Equivalence of stationary dynamical solutions in a directed chain and a Delay Differential Equation of neuroscientific relevance

While synchronized states, and the dynamical pathways through which they emerge, are often regarded as the paradigm to understand the dynamics of information spreading on undirected networks of nonlinear dynamical systems, when we consider directed network architectures, dynamical stationary states can arise. To study this phenomenon we consider the simplest directed network, a single cycle, and excitable FitzHugh–Nagumo (FHN) neurons. We show numerically that a stationary dynamical state emerges in the form of a self-sustained travelling wave, through a saddle-point bifurcation of limit cycles that does not destabilize the global fixed point of the system.
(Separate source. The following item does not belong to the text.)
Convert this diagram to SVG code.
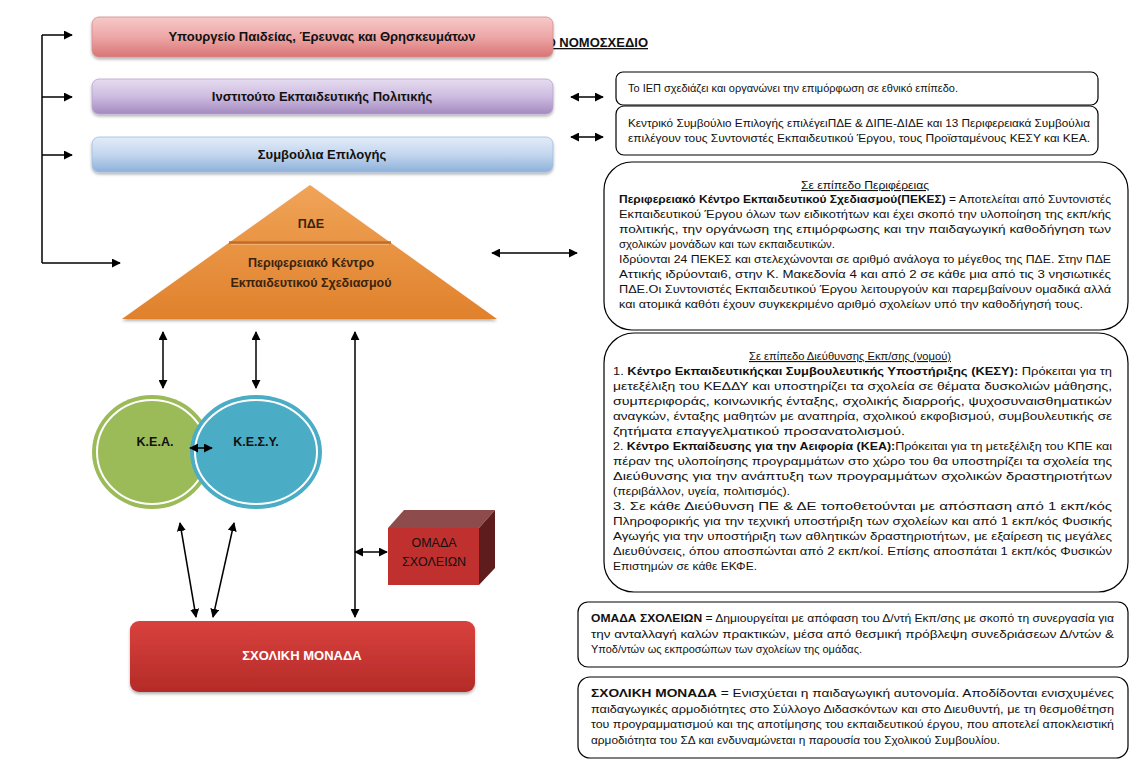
<svg xmlns="http://www.w3.org/2000/svg" width="1140" height="777" viewBox="0 0 1140 777">
<defs>
<style>
text{font-family:"Liberation Sans","Noto Sans",Arial,sans-serif;fill:#111}
.hd{font-size:13px;font-weight:bold;text-anchor:middle}
.bx{font-size:11.2px}
.b{font-weight:bold}
.tb{fill:#fff;stroke:#000;stroke-width:1.2}
.ar{fill:none;stroke:#000;stroke-width:1.5;marker-start:url(#ah);marker-end:url(#ah)}
.ar1{fill:none;stroke:#000;stroke-width:1.5;marker-end:url(#ah)}
.wt{fill:#fff;font-weight:bold;font-size:13px;text-anchor:middle}
.pt{font-size:12.5px;font-weight:bold;text-anchor:middle;fill:#3a2410}
</style>
<marker id="ah" viewBox="0 0 10 10" refX="9" refY="5" markerWidth="6" markerHeight="6" orient="auto-start-reverse" markerUnits="strokeWidth">
<path d="M0,0 L10,5 L0,10 z" fill="#000"/>
</marker>
<linearGradient id="gPink" x1="0" y1="0" x2="0" y2="1">
<stop offset="0" stop-color="#F6CACA"/><stop offset="0.5" stop-color="#EDA6A6"/><stop offset="1" stop-color="#D97474"/>
</linearGradient>
<linearGradient id="gPurp" x1="0" y1="0" x2="0" y2="1">
<stop offset="0" stop-color="#E6DCF0"/><stop offset="0.5" stop-color="#CDBCE0"/><stop offset="1" stop-color="#A38ABF"/>
</linearGradient>
<linearGradient id="gBlue" x1="0" y1="0" x2="0" y2="1">
<stop offset="0" stop-color="#E2ECF8"/><stop offset="0.5" stop-color="#C3D6EE"/><stop offset="1" stop-color="#8EB0DA"/>
</linearGradient>
<linearGradient id="gOr" x1="0" y1="0" x2="0" y2="1">
<stop offset="0" stop-color="#F0A458"/><stop offset="1" stop-color="#E0812C"/>
</linearGradient>
<linearGradient id="gRed" x1="0" y1="0" x2="0" y2="1">
<stop offset="0" stop-color="#D9413D"/><stop offset="1" stop-color="#B42B28"/>
</linearGradient>
<filter id="sh" x="-10%" y="-20%" width="120%" height="150%">
<feDropShadow dx="0" dy="2" stdDeviation="1.5" flood-color="#000" flood-opacity="0.3"/>
</filter>
</defs>
<rect width="1140" height="777" fill="#fff"/>

<text x="648" y="47" text-anchor="end" font-size="13" font-weight="bold" text-decoration="underline">Ο ΝΟΜΟΣΧΕΔΙΟ</text>

<g id="ypourgeio">
<rect x="92" y="17" width="461" height="40" rx="7" fill="url(#gPink)" stroke="#D58A8A" stroke-width="0.8" filter="url(#sh)"/>
<text class="hd" x="322" y="41">Υπουργείο Παιδείας, Έρευνας και Θρησκευμάτων</text>
</g>
<g id="iep">
<rect x="92" y="79" width="461" height="35" rx="7" fill="url(#gPurp)" stroke="#B7A3CF" stroke-width="0.8" filter="url(#sh)"/>
<text class="hd" x="322" y="101">Ινστιτούτο Εκπαιδευτικής Πολιτικής</text>
</g>
<g id="symvoulia">
<rect x="92" y="137" width="461" height="35" rx="7" fill="url(#gBlue)" stroke="#9FBCE0" stroke-width="0.8" filter="url(#sh)"/>
<text class="hd" x="322" y="159">Συμβούλια Επιλογής</text>
</g>

<g id="pde">
<polygon points="310,185 497,319 122,319" fill="url(#gOr)" filter="url(#sh)"/>
<line x1="229" y1="242.5" x2="391" y2="242.5" stroke="#C46C24" stroke-width="2.5"/>
<line x1="231" y1="244.5" x2="389" y2="244.5" stroke="#F2B070" stroke-width="1"/>
<text class="pt" x="311" y="228">ΠΔΕ</text>
<text class="pt" x="311" y="267">Περιφερειακό Κέντρο</text>
<text class="pt" x="311" y="287">Εκπαιδευτικού Σχεδιασμού</text>
</g>

<g id="kea">
<ellipse cx="152" cy="452" rx="60" ry="57" fill="#9BBB59"/>
<ellipse cx="152" cy="452" rx="55" ry="52" fill="none" stroke="#fff" stroke-width="2"/>
<text x="155" y="446" font-size="12.5" font-weight="bold" text-anchor="middle">Κ.Ε.Α.</text>
</g>
<g id="kesy">
<ellipse cx="256" cy="452" rx="66" ry="57" fill="#4BACC6"/>
<ellipse cx="256" cy="452" rx="61" ry="52" fill="none" stroke="#fff" stroke-width="2"/>
<text x="256" y="446" font-size="12.5" font-weight="bold" text-anchor="middle">Κ.Ε.Σ.Υ.</text>
</g>

<g id="omada">
<polygon points="388,528 404,510 495,510 479,528" fill="#8E4B4B"/>
<polygon points="479,528 495,510 495,568 479,585" fill="#5E1C1C"/>
<rect x="388" y="528" width="91" height="57" fill="#C0302E"/>
<text x="434" y="547" font-size="12.5" text-anchor="middle" fill="#fff">ΟΜΑΔΑ</text>
<text x="434" y="566" font-size="12.5" text-anchor="middle" fill="#fff">ΣΧΟΛΕΙΩΝ</text>
</g>

<g id="sxoliki">
<rect x="130" y="621" width="345" height="71" rx="9" fill="url(#gRed)" filter="url(#sh)"/>
<text class="wt" x="302" y="660">ΣΧΟΛΙΚΗ ΜΟΝΑΔΑ</text>
</g>

<g id="iep-desc">
<rect class="tb" x="616" y="72" width="482" height="33" rx="7"/>
<text class="bx" x="628" y="92" textLength="330" lengthAdjust="spacingAndGlyphs">Το ΙΕΠ σχεδιάζει και οργανώνει την επιμόρφωση σε εθνικό επίπεδο.</text>
</g>
<g id="symv-desc">
<rect class="tb" x="616" y="106" width="482" height="49" rx="8"/>
<text class="bx" x="628" y="127" textLength="462" lengthAdjust="spacingAndGlyphs">Κεντρικό Συμβούλιο Επιλογής επιλέγειΠΔΕ &amp; ΔΙΠΕ-ΔΙΔΕ και 13 Περιφερειακά Συμβούλια</text>
<text class="bx" x="628" y="142" textLength="462" lengthAdjust="spacingAndGlyphs">επιλέγουν τους Συντονιστές Εκπαιδευτικού Έργου, τους Προϊσταμένους ΚΕΣΥ και ΚΕΑ.</text>
</g>

<g id="pekes-desc">
<rect class="tb" x="604" y="162" width="524" height="168" rx="28"/>
<text class="bx" x="865" y="189" text-anchor="middle" text-decoration="underline" textLength="128" lengthAdjust="spacingAndGlyphs">Σε επίπεδο Περιφέρειας</text>
<text class="bx" x="619" y="203" textLength="492" lengthAdjust="spacingAndGlyphs"><tspan class="b">Περιφερειακό Κέντρο Εκπαιδευτικού Σχεδιασμού(ΠΕΚΕΣ)</tspan> = Αποτελείται από Συντονιστές</text>
<text class="bx" x="619" y="218" textLength="492" lengthAdjust="spacingAndGlyphs">Εκπαιδευτικού Έργου όλων των ειδικοτήτων και έχει σκοπό την υλοποίηση της εκπ/κής</text>
<text class="bx" x="619" y="233" textLength="492" lengthAdjust="spacingAndGlyphs">πολιτικής, την οργάνωση της επιμόρφωσης και την παιδαγωγική καθοδήγηση των</text>
<text class="bx" x="619" y="248" textLength="216" lengthAdjust="spacingAndGlyphs">σχολικών μονάδων και των εκπαιδευτικών.</text>
<text class="bx" x="619" y="263" textLength="492" lengthAdjust="spacingAndGlyphs">Ιδρύονται 24 ΠΕΚΕΣ και στελεχώνονται σε αριθμό ανάλογα το μέγεθος της ΠΔΕ. Στην ΠΔΕ</text>
<text class="bx" x="619" y="278" textLength="492" lengthAdjust="spacingAndGlyphs">Αττικής ιδρύονται6, στην Κ. Μακεδονία 4 και από 2 σε κάθε μια από τις 3 νησιωτικές</text>
<text class="bx" x="619" y="293" textLength="492" lengthAdjust="spacingAndGlyphs">ΠΔΕ.Οι Συντονιστές Εκπαιδευτικού Έργου λειτουργούν και παρεμβαίνουν ομαδικά αλλά</text>
<text class="bx" x="619" y="308" textLength="464" lengthAdjust="spacingAndGlyphs">και ατομικά καθότι έχουν συγκεκριμένο αριθμό σχολείων υπό την καθοδήγησή τους.</text>
</g>

<g id="kesy-desc">
<rect class="tb" x="604" y="333" width="524" height="259" rx="30"/>
<text class="bx" x="850" y="360" text-anchor="middle" text-decoration="underline" textLength="202" lengthAdjust="spacingAndGlyphs">Σε επίπεδο Διεύθυνσης Εκπ/σης (νομού)</text>
<text class="bx" x="613" y="375" textLength="499" lengthAdjust="spacingAndGlyphs">1. <tspan class="b">Κέντρο Εκπαιδευτικήςκαι Συμβουλευτικής Υποστήριξης (ΚΕΣΥ):</tspan> Πρόκειται για τη</text>
<text class="bx" x="613" y="390" textLength="499" lengthAdjust="spacingAndGlyphs">μετεξέλιξη του ΚΕΔΔΥ και υποστηρίζει τα σχολεία σε θέματα δυσκολιών μάθησης,</text>
<text class="bx" x="613" y="405" textLength="499" lengthAdjust="spacingAndGlyphs">συμπεριφοράς, κοινωνικής ένταξης, σχολικής διαρροής, ψυχοσυναισθηματικών</text>
<text class="bx" x="613" y="420" textLength="499" lengthAdjust="spacingAndGlyphs">αναγκών, ένταξης μαθητών με αναπηρία, σχολικού εκφοβισμού, συμβουλευτικής σε</text>
<text class="bx" x="613" y="435" textLength="292" lengthAdjust="spacingAndGlyphs">ζητήματα επαγγελματικού προσανατολισμού.</text>
<text class="bx" x="613" y="450" textLength="499" lengthAdjust="spacingAndGlyphs">2. <tspan class="b">Κέντρο Εκπαίδευσης για την Αειφορία (ΚΕΑ):</tspan>Πρόκειται για τη μετεξέλιξη του ΚΠΕ και</text>
<text class="bx" x="613" y="465" textLength="499" lengthAdjust="spacingAndGlyphs">πέραν της υλοποίησης προγραμμάτων στο χώρο του θα υποστηρίζει τα σχολεία της</text>
<text class="bx" x="613" y="480" textLength="499" lengthAdjust="spacingAndGlyphs">Διεύθυνσης για την ανάπτυξη των προγραμμάτων σχολικών δραστηριοτήτων</text>
<text class="bx" x="613" y="495" textLength="177" lengthAdjust="spacingAndGlyphs">(περιβάλλον, υγεία, πολιτισμός).</text>
<text class="bx" x="613" y="510" textLength="499" lengthAdjust="spacingAndGlyphs">3. Σε κάθε Διεύθυνση ΠΕ &amp; ΔΕ τοποθετούνται με απόσπαση από 1 εκπ/κός</text>
<text class="bx" x="613" y="525" textLength="499" lengthAdjust="spacingAndGlyphs">Πληροφορικής για την τεχνική υποστήριξη των σχολείων και από 1 εκπ/κός Φυσικής</text>
<text class="bx" x="613" y="540" textLength="499" lengthAdjust="spacingAndGlyphs">Αγωγής για την υποστήριξη των αθλητικών δραστηριοτήτων, με εξαίρεση τις μεγάλες</text>
<text class="bx" x="613" y="555" textLength="499" lengthAdjust="spacingAndGlyphs">Διευθύνσεις, όπου αποσπώνται από 2 εκπ/κοί. Επίσης αποσπάται 1 εκπ/κός Φυσικών</text>
<text class="bx" x="613" y="570" textLength="144" lengthAdjust="spacingAndGlyphs">Επιστημών σε κάθε ΕΚΦΕ.</text>
</g>

<g id="omada-desc">
<rect class="tb" x="578" y="602" width="550" height="65" rx="10"/>
<text class="bx" x="591" y="622" textLength="523" lengthAdjust="spacingAndGlyphs"><tspan class="b">ΟΜΑΔΑ ΣΧΟΛΕΙΩΝ</tspan> = Δημιουργείται με απόφαση του Δ/ντή Εκπ/σης με σκοπό τη συνεργασία για</text>
<text class="bx" x="591" y="638" textLength="523" lengthAdjust="spacingAndGlyphs">την ανταλλαγή καλών πρακτικών, μέσα από θεσμική πρόβλεψη συνεδριάσεων Δ/ντών &amp;</text>
<text class="bx" x="591" y="653" textLength="271" lengthAdjust="spacingAndGlyphs">Υποδ/ντών ως εκπροσώπων των σχολείων της ομάδας.</text>
</g>

<g id="sxoliki-desc">
<rect class="tb" x="578" y="677" width="550" height="81" rx="12"/>
<text class="bx" x="591" y="697" textLength="523" lengthAdjust="spacingAndGlyphs"><tspan class="b">ΣΧΟΛΙΚΗ ΜΟΝΑΔΑ</tspan> = Ενισχύεται η παιδαγωγική αυτονομία. Αποδίδονται ενισχυμένες</text>
<text class="bx" x="591" y="713" textLength="523" lengthAdjust="spacingAndGlyphs">παιδαγωγικές αρμοδιότητες στο Σύλλογο Διδασκόντων και στο Διευθυντή, με τη θεσμοθέτηση</text>
<text class="bx" x="591" y="728" textLength="523" lengthAdjust="spacingAndGlyphs">του προγραμματισμού και της αποτίμησης του εκπαιδευτικού έργου, που αποτελεί αποκλειστική</text>
<text class="bx" x="591" y="744" textLength="409" lengthAdjust="spacingAndGlyphs">αρμοδιότητα του ΣΔ και ενδυναμώνεται η παρουσία του Σχολικού Συμβουλίου.</text>
</g>

<g id="connectors">
<polyline points="42,35 42,263" fill="none" stroke="#000" stroke-width="1.5"/>
<line class="ar1" x1="42" y1="35" x2="72" y2="35"/>
<line class="ar1" x1="42" y1="97" x2="72" y2="97"/>
<line class="ar1" x1="42" y1="155" x2="72" y2="155"/>
<line class="ar1" x1="42" y1="263" x2="120" y2="263"/>
<line class="ar" x1="571" y1="97" x2="603" y2="97"/>
<line class="ar" x1="571" y1="137" x2="603" y2="137"/>
<line class="ar" x1="492" y1="253" x2="577" y2="253"/>
<line class="ar" x1="163" y1="332" x2="163" y2="388"/>
<line class="ar" x1="256" y1="332" x2="256" y2="388"/>
<line class="ar" x1="355" y1="332" x2="355" y2="617"/>
<line class="ar" x1="190" y1="448" x2="212" y2="448"/>
<line class="ar" x1="180" y1="523" x2="196" y2="617"/>
<line class="ar" x1="234" y1="523" x2="213" y2="617"/>
<line class="ar" x1="355" y1="552" x2="387" y2="552"/>
</g>
</svg>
We then formulate an effective model for the dynamical steady state of the cycle in terms of a single-neuron Delay Differential Equation (DDE) featuring an explicitly delayed feedback, demonstrating numerically the possibility of mapping stationary solutions between the two models. The DDE based model is shown to reproduce the entire bifurcation, which also in this case does not destabilize the global fixed point, even though global properties differ in general between the systems. The discrete nature of the cycle graph is revealed as the origin of these coordinated states by the parametric analysis of solutions, and the DDE effective model is shown to preserve this feature accurately. Finally, the scaling of the intersite propagation times hints to a solitary wave nature of the dynamical steady state in the limit of large chain size.